Corona-Proteste in Berlin: Demonstranten mit Reichskriegsflaggen stürmen die Reichstagstreppe

Chris Schröder 30.08.2020, 9:35 Uhr

An den Protesten in Berlin gegen die Corona-Politik der Bundesregierung haben gestern schätzungsweise 38.000 Menschen teilgenommen. Die endgültigen Zahlen stehen noch aus. Aufgerufen hatte die Stuttgarter Initiative Querdenken 711 sowie mehrere rechtsextreme Gruppierungen und AfD-Politiker. Es kam zu Auseinandersetzungen zwischen Demonstranten und der Polizei, Straßen wurden vorübergehend blockiert, Absperrungen durchbrochen und ein Baucontainer angezündet. 300 Personen wurden festgenommen, allein vor der russischen Botschaft waren es 200, unter ihnen auch Attila Hildmann. Demonstranten gelang es, Absperrungen zu überwinden und am Ende sogar die Reichstagstreppe zu stürmen. Die Berliner Polizei konnte Schlimmeres verhindern.

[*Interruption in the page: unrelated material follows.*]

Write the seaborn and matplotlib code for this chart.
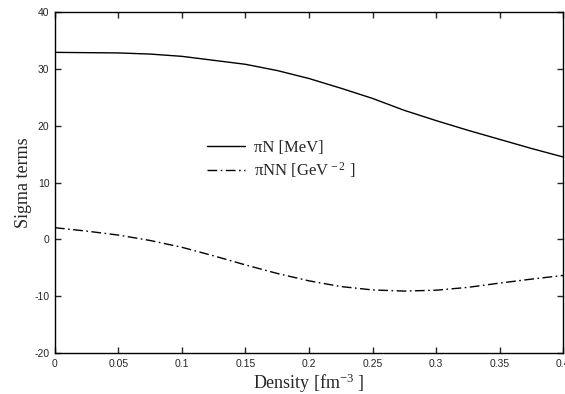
import numpy as np
import pandas as pd
import matplotlib
matplotlib.use("Agg")
import matplotlib.pyplot as plt
import seaborn as sns

# values
density = [0.0, 0.025, 0.05, 0.075, 0.1, 0.125, 0.15, 0.175, 0.2,
           0.225, 0.25, 0.275, 0.3, 0.325, 0.35, 0.375, 0.4]
sigma_piN = [32.9, 32.85, 32.8, 32.6, 32.2, 31.5, 30.8, 29.7, 28.3,
             26.6, 24.8, 22.7, 20.9, 19.2, 17.6, 16.0, 14.5]
sigma_piNN = [2.05, 1.45, 0.75, -0.2, -1.4, -2.9, -4.5, -6.0, -7.3,
              -8.3, -8.9, -9.1, -8.95, -8.45, -7.7, -7.0, -6.35]
x_ticks = [0, 0.05, 0.1, 0.15, 0.2, 0.25, 0.3, 0.35, 0.4]
x_labels = ['0', '0.05', '0.1', '0.15', '0.2', '0.25', '0.3', '0.35', '0.4']
y_ticks = [-20, -10, 0, 10, 20, 30, 40]

sns.set_style("ticks")
plt.rcParams['axes.unicode_minus'] = False
plt.rcParams['mathtext.fontset'] = 'custom'
plt.rcParams['mathtext.rm'] = 'Liberation Serif'
plt.rcParams['mathtext.it'] = 'Liberation Serif:italic'

df = pd.DataFrame({'density': density, 'piN': sigma_piN, 'piNN': sigma_piNN})

fig = plt.figure(figsize=(5.65, 3.94), dpi=100)
ax = fig.add_axes([0.0973, 0.104, 0.8992, 0.8655])

sns.lineplot(data=df, x='density', y='piN', ax=ax, color='black', lw=1.0,
             label='πN [MeV]')
sns.lineplot(data=df, x='density', y='piNN', ax=ax, color='black', lw=1.0,
             linestyle=(0, (7, 2.5, 1.2, 2.5)), label=r'πNN [GeV$^{\,-2}$ ]')

ax.set_xlim(0, 0.4)
ax.set_ylim(-20, 40)
ax.set_xticks(x_ticks)
ax.set_xticklabels(x_labels)
ax.set_yticks(y_ticks)
ax.tick_params(direction='in', top=True, right=True, length=4, width=1,
               labelsize=7.5, pad=4)
for lab in ax.get_xticklabels() + ax.get_yticklabels():
    lab.set_fontfamily('Liberation Sans')
for sp in ax.spines.values():
    sp.set_visible(True)
    sp.set_linewidth(1.0)
    sp.set_color('black')

ax.set_xlabel(r'Density [fm$^{-3}$ ]', fontfamily='Liberation Serif',
              fontsize=13, labelpad=2)
ax.set_ylabel('Sigma terms', fontfamily='Liberation Serif', fontsize=13,
              labelpad=2)

leg = ax.legend(loc='upper left', bbox_to_anchor=(0.27, 0.67), frameon=False,
                prop={'family': 'Liberation Serif', 'size': 12},
                handlelength=2.3, handletextpad=0.5, labelspacing=0.3)

fig.savefig('out.png', dpi=100)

Bereits am Vormittag mussten sich die Beamten vom Pariser Platz zurückziehen, weil die Stimmungslage aggressiver wurde. Immer wieder wurden die Absperrungen durchbrochen. Den geplanten Demonstrationszug an der Friedrichstraße hatte die Polizei am Mittag gar nicht erst starten lassen, weil die Mindestabstände zum Infektionsschutz nicht eingehalten wurden. Deswegen wurde das Tragen eines Mund-Nasen-Schutzes zur Auflage gemacht, was der Veranstalter aber trotz Abstimmung per Handzeichen und Lautsprecherdurchsagen nicht umsetzen konnte. Nach längeren Verhandlungen begann die vermeintlich unterbesetzte Polizei dann schließlich, die Versammlung aufzulösen. Mit zunächst eher mäßigem Erfolg.

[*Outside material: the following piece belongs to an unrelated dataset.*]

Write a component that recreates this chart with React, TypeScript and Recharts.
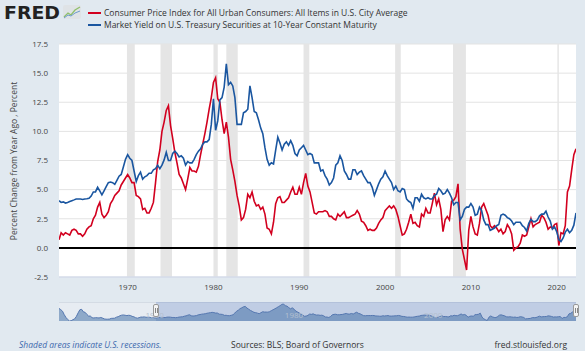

Obwohl die Demo offiziell aufgelöst war, strömten mehrere Tausend Teilnehmer zur Siegessäule. Auf der dortigen Großkundgebung, die insgesamt friedlich ablief, forderte Michael Ballweg von der Initiative Querdenken, alle Corona-Gesetze aufzuheben. Die Bundesregierung müsse sofort zurücktreten. Tosender Beifall aus der Menge. Immer wieder riefen sie «Widerstand» und «Wir sind das Volk». Das Lied „Freiheit“ von Marius Müller-Westernhagen wurde mehrfach gespielt und gesungen. Das Spektrum der Teilnehmer reichte dabei von Impfgegnern und Verschwörungstheoretikern über Hippies, Esoteriker und Familien mit Kindern, die alle Seite an Seite mit Rechtsextremen, Hooligans und Reichsbürgern demonstrierten. Das verbindende Element: Unzufriedenheit und Unverständnis mit den Corona-Maßnahmen der Bundesregierung.

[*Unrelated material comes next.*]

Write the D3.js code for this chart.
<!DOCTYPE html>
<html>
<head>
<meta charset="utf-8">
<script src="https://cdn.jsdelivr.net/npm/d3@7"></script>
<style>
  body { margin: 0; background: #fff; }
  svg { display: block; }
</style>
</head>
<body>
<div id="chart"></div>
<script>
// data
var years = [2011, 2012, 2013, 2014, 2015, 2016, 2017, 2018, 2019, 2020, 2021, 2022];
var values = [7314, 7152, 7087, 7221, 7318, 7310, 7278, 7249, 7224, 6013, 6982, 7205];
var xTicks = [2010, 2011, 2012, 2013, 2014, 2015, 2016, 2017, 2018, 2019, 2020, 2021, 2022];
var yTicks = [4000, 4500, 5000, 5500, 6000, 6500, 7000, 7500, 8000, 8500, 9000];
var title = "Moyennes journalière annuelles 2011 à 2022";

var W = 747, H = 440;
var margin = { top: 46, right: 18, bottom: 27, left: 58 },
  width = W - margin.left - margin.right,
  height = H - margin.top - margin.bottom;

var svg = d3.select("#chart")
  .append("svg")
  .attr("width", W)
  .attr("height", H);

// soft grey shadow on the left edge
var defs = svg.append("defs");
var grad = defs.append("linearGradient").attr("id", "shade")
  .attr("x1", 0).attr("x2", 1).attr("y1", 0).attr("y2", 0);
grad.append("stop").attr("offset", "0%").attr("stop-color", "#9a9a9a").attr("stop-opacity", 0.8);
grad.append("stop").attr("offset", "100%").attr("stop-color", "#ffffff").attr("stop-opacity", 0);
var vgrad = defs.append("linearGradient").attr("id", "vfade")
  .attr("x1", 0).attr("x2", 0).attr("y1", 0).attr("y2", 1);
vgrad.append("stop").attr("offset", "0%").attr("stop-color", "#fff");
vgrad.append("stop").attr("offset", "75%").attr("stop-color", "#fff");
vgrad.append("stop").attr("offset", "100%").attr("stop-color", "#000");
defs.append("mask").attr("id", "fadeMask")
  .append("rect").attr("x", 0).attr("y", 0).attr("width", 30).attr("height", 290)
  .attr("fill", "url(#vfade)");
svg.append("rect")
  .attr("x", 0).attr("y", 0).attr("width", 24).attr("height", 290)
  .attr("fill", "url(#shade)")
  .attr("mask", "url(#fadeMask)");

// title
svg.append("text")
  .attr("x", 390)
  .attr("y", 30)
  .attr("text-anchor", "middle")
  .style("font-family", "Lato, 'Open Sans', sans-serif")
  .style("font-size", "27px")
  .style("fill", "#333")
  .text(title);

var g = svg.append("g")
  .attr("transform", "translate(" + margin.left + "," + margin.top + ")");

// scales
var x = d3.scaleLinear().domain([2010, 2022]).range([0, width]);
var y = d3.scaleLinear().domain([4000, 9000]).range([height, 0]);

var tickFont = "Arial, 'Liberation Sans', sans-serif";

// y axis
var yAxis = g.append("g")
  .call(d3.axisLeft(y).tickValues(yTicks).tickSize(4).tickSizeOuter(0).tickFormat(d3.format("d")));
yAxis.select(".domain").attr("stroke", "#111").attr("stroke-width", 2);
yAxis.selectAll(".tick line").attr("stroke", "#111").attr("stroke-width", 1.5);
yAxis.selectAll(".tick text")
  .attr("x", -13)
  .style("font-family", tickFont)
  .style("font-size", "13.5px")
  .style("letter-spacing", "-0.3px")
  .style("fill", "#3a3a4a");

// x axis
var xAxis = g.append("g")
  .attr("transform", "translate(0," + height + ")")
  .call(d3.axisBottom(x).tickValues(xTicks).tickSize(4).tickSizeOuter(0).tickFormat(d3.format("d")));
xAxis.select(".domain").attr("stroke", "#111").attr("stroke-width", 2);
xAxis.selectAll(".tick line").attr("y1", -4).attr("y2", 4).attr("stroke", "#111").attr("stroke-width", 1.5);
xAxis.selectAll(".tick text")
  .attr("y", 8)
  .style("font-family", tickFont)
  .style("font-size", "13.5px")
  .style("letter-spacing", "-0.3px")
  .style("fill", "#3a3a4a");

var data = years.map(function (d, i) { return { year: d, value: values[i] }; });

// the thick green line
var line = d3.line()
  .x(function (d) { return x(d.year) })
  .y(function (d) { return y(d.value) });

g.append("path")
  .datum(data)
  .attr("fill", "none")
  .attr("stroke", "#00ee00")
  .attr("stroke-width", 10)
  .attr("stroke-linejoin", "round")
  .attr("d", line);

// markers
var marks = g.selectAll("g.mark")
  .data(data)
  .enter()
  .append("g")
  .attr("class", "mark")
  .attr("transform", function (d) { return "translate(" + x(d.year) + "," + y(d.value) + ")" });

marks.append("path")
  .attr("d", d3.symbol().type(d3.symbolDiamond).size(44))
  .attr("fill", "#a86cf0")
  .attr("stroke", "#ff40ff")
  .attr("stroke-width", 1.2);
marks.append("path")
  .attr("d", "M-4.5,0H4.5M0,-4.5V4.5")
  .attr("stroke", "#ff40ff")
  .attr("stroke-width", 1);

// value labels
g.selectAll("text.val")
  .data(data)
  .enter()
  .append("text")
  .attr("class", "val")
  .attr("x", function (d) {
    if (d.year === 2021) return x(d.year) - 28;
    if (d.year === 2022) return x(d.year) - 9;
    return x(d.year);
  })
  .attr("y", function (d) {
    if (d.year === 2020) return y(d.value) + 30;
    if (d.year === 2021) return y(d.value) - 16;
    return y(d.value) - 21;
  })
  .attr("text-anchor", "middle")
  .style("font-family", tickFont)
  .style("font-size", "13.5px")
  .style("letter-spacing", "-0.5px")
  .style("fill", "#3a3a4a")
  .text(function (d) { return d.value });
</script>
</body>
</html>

Vor der russischen Botschaft wurde indes ein Friedensvertrag mit Russland gefordert. Dort kam es zur Eskalation, als die Polizei versuchte, eine Gruppe aus 2.000 bis 3.000 Rechtsextemisten und Reichsbürger aufzulösen. Aus dieser Gruppe kam es dann zu Steinen- und Flaschenwürfen auf die Beamten. Sieben Polizistinnen und Polizisten wurden dabei verletzt. 200 Menschen wurden festgenommen, darunter auch Attila Hildmann. Er hatte wiederholt versucht, eine nicht angemeldete Rede zu halten und Demo-Teilnehmer dazu ermutigt, die Absperrungen zu durchbrechen und den Reichstag zu stürmen.

Ursprünglich wollten die Behörden die Versammlungen verbieten, sie unterlagen jedoch vor dem Verwaltungsgericht- und Oberverwaltungsgericht. Als Begründung für die Verbotsverfügung hatte die Polizei angeführt, dass durch die Ansammlung ohne Maske und Abstand ein zu hohes Gesundheitsrisiko für die Bevölkerung entstehe. Die Richter sahen dies jedoch nicht als ausreichenden Grund an.

Die Aufarbeitung des gestrigen Tages wird die Öffentlichkeit noch eine Weile beschäftigen. Reichskriegsflaggen und Rechtsextreme auf den Stufen des Reichstages, das sind Bilder, die nicht so schnell verblassen werden. Das ist ein Armutszeugnis für den deutschen Rechtsstaat. Zu wenig Polizisten, fragwürdige Einsatztaktik und zu lasches Vorgehen. Jede linke Demo wäre bei derartigem Verhalten sofort mit Tränengas und Wasserwerfern beendet worden. Es gibt massive Kritik an der Berliner Polizeipräsidentin Barbara Slowik und dem Berliner Innensenator Andreas Geisel (SPD), die bereits wegen der Demo am 1. August nicht gut dastanden.